Malaysia is the world’s second biggest palm oil products exporter. Liquefied natural gas, petroleum, machinery, vehicles, wood and wood products, chemicals are some of Malaysia's other top export products. Malaysia’s main export partners are Singapore, China, Japan, USA, and Thailand.
3. The Philippines
The Philippines is the world's 34th biggest economy in terms of nominal GDP, and it is the sixth richest Southeast Asian economy in terms of GDP per capita. The economy of the Philippines is in a transitional phase, moving from a high reliance on agriculture to a service-sector and manufacturing based economy. The GDP (PPP) of the Philippines was $0.961 trillion in 2017, and and the GDP per capita is estimated at $3,429. Wide income disparities exist between the country's various socioeconomic classes. Growth disparities between the different regions of Philippines are also a reality.
Electronics assembly, food manufacturing, chemicals, fishing, petroleum, business process outsourcing are some of the biggest industries in the Philippines. Semiconductors, electronic equipment, garments, coconut oil, transport equipment are some the top exports to the nation. Japan, USA, European Union, China, and Hong Kong are the top five export partners of the Philippines.
Thailand has a highly export-oriented economy, as two-thirds of the country's GDP is derived from exports. Thailand's GDP (PPP) is US$1.108 trillion, and its GDP per capita is US$15,319. The hotel and restaurant sector is the biggest contributor (24.9%) to Thailand's GDP. The next biggest sectors are trade and logistics, which account for 13.4% of GDP, followed by agriculture (8.4%). In terms of GDP, Thailand ranks as the second largest of Southeast Asia’s economies. The country has achieved a dramatic decrease in poverty levels between 1988 and 2011, when the percentage of population living below the national poverty line decreased from 65.26% to 13.15%. The unemployment rate in Thailand is very low, but a significant proportion of the population have very low paying jobs.
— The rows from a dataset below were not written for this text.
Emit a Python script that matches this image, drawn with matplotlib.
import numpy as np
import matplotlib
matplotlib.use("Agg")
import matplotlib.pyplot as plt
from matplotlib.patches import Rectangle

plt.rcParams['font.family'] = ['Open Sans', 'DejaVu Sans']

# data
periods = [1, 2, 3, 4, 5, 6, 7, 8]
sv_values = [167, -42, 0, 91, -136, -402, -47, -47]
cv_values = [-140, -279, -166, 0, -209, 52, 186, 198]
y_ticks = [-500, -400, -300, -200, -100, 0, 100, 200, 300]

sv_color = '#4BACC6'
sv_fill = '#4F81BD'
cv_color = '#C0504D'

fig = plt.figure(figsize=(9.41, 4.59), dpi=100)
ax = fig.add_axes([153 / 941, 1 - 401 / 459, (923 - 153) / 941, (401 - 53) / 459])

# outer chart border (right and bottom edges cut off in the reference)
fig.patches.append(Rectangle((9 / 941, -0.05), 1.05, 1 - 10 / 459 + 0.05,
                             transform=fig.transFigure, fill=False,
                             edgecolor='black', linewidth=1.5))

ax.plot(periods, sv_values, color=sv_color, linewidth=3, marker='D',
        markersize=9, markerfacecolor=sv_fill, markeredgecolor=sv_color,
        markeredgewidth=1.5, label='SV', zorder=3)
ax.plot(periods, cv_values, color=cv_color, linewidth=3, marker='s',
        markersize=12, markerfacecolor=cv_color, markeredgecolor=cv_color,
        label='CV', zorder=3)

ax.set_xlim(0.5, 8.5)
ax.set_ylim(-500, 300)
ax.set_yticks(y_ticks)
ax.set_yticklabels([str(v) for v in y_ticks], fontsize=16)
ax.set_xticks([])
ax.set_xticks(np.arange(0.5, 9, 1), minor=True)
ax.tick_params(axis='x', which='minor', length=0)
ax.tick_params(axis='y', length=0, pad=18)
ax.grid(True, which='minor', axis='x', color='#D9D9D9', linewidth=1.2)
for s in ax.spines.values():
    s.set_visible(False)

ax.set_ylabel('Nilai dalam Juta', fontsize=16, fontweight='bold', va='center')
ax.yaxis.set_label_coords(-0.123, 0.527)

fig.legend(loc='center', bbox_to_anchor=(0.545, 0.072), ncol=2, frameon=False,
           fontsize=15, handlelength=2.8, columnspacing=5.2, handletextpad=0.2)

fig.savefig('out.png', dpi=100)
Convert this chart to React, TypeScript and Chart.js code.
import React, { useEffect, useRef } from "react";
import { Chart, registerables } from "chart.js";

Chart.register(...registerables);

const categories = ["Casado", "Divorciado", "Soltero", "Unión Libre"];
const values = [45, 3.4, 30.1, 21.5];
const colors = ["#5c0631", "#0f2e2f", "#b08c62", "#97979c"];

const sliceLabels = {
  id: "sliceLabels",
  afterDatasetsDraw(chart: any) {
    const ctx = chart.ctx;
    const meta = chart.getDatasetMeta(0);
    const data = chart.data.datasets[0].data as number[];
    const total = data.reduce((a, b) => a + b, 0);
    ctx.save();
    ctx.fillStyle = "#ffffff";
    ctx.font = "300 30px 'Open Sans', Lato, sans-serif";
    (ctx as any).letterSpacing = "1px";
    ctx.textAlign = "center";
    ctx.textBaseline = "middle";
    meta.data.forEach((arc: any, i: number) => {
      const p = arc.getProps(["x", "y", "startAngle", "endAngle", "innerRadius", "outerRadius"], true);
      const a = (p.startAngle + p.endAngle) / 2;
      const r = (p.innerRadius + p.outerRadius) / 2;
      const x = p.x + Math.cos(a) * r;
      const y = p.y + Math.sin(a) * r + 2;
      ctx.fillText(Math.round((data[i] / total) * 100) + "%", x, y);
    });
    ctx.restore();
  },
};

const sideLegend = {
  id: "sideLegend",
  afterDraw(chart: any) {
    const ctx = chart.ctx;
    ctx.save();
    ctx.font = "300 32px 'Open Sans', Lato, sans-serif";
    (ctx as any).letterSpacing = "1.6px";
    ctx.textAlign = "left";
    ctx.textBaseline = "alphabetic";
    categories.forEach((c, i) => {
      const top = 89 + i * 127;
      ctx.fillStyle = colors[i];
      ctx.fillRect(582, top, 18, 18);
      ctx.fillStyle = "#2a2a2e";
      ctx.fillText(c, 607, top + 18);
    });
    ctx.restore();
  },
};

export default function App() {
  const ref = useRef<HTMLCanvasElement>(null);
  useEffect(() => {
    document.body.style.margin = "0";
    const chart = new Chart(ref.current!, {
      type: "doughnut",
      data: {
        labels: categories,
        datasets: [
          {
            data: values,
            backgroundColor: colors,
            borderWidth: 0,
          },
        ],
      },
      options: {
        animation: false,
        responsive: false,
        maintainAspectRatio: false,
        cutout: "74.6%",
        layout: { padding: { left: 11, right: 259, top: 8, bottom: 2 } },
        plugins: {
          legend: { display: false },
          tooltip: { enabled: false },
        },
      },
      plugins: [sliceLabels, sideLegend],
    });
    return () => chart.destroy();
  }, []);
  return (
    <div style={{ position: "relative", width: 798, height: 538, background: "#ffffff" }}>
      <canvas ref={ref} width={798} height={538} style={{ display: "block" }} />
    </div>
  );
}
Automobiles, financial services, tourism, electrical equipment, and cement are some of the biggest industries in Thailand, while machinery, electronics, chemicals, automobiles and parts, textiles, and furniture are the country's top exports. China, USA, Japan, Malaysia, and Australia are Thailand's five top export partners.
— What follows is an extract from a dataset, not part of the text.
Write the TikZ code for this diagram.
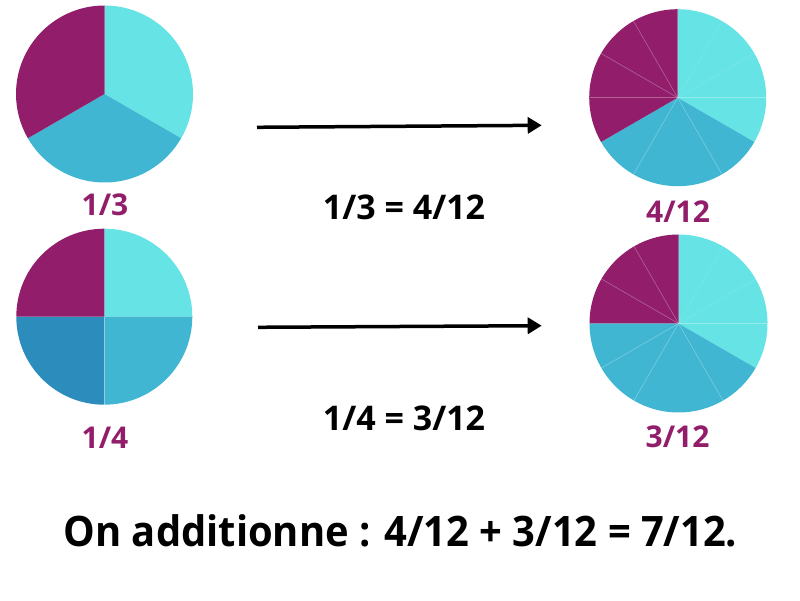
\documentclass[tikz,border=0pt]{standalone}
\usepackage{fontspec}
\setmainfont{Open Sans}
\usetikzlibrary{arrows.meta}
\definecolor{mag}{HTML}{921E6B}
\definecolor{lcyan}{HTML}{66E3E4}
\definecolor{mblue}{HTML}{40B6D2}
\definecolor{dblue}{HTML}{2C8CBC}
\newcommand\pieslice[5]{\fill[#5] (#1) -- ++(#3:#2) arc[start angle=#3, end angle=#4, radius=#2] -- cycle;}
\begin{document}
\begin{tikzpicture}[x=1pt,y=1pt,
  fraclabel/.style={font=\bfseries\fontsize{30}{36}\selectfont, text=mag, anchor=base, inner sep=0pt},
  eqlabel/.style={font=\bfseries\fontsize{34}{40}\selectfont, text=black, anchor=base, inner sep=0pt},
  sumlabel/.style={font=\bfseries\fontsize{42}{48}\selectfont, text=black, anchor=base, inner sep=0pt},
  arr/.style={line width=3.5pt, -{Triangle[length=14pt,width=16pt]}},
  slice/.style={draw=white, draw opacity=0.3, line width=0.6pt},
  faintslice/.style={draw=white, draw opacity=0.12, line width=0.6pt}]
\useasboundingbox (0,0) rectangle (800,600);
\fill[white] (0,0) rectangle (800,600);
% centres
\coordinate (p1) at (104.5,506);
\coordinate (p2) at (677.7,502.3);
\coordinate (p3) at (104.3,283.3);
\coordinate (p4) at (678.5,276.5);
% pie 1/3
\pieslice{p1}{88.5}{-30}{90}{lcyan}
\pieslice{p1}{88.5}{-150}{-30}{mblue}
\pieslice{p1}{88.5}{90}{210}{mag}
% pie 4/12
\pieslice{p2}{88.5}{-30}{90}{lcyan}
\pieslice{p2}{88.5}{-150}{-30}{mblue}
\pieslice{p2}{88.5}{90}{210}{mag}
\foreach \a in {0,120,150,180,-60,-120}
  \draw[slice] (p2) -- ++(\a:88.5);
\foreach \a in {30,60}
  \draw[faintslice] (p2) -- ++(\a:88.5);
% pie 1/4
\pieslice{p3}{88}{0}{90}{lcyan}
\pieslice{p3}{88}{-90}{0}{mblue}
\pieslice{p3}{88}{180}{270}{dblue}
\pieslice{p3}{88}{90}{180}{mag}
\draw[slice] (p3) -- ++(-90:88);
% pie 3/12
\pieslice{p4}{89}{-30}{90}{lcyan}
\pieslice{p4}{89}{-180}{-30}{mblue}
\pieslice{p4}{89}{90}{180}{mag}
\foreach \a in {0,120,150,-60,-120,-150}
  \draw[slice] (p4) -- ++(\a:89);
\foreach \a in {30,60}
  \draw[faintslice] (p4) -- ++(\a:89);
% arrows
\coordinate (a1s) at (257,472.7);
\coordinate (a1e) at (541.7,474.7);
\coordinate (a2s) at (258,272.7);
\coordinate (a2e) at (541.7,274.3);
\draw[arr] (a1s) -- (a1e);
\draw[arr] (a2s) -- (a2e);
% labels
\node[fraclabel] (l1) at (105,384) {1/3};
\node[fraclabel] (l2) at (678,377) {4/12};
\node[fraclabel] (l3) at (105,152) {1/4};
\node[fraclabel] (l4) at (677.5,152.3) {3/12};
\node[eqlabel] (e1) at (404,380) {1/3 = 4/12};
\node[eqlabel] (e2) at (404,169) {1/4 = 3/12};
\node[sumlabel] (s) at (400.5,54) {\scalebox{0.95}[1]{On additionne : 4/12 + 3/12 = 7/12.}};
\end{tikzpicture}
\end{document}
Vietnam has the world’s 47th biggest economy in terms of nominal GDP. Although the country had a highly centralized planned economy prior to the mid-1980s, it has now shifted to a mixed economy. Vietnam's economy relies heavily on foreign investment for growth, and several predictions suggest that the Vietnamese economy could soon be one of the fastest-growing in the world. The country had a GDP (PPP) of $704.507 billion in 2017, and its GDP per capita was $2,459.
The following sectors are significant contributors to Vietnam's GDP: services (44%), industrial (39%), and agricultural (17%). Agro-based industries are the biggest industries in the country, and rice, coffee, clothes, crude oil, and electronics are Vietnam's top exports. China, South Korea, Japan, and Taiwan are the biggest markets for Vietnam’s exports.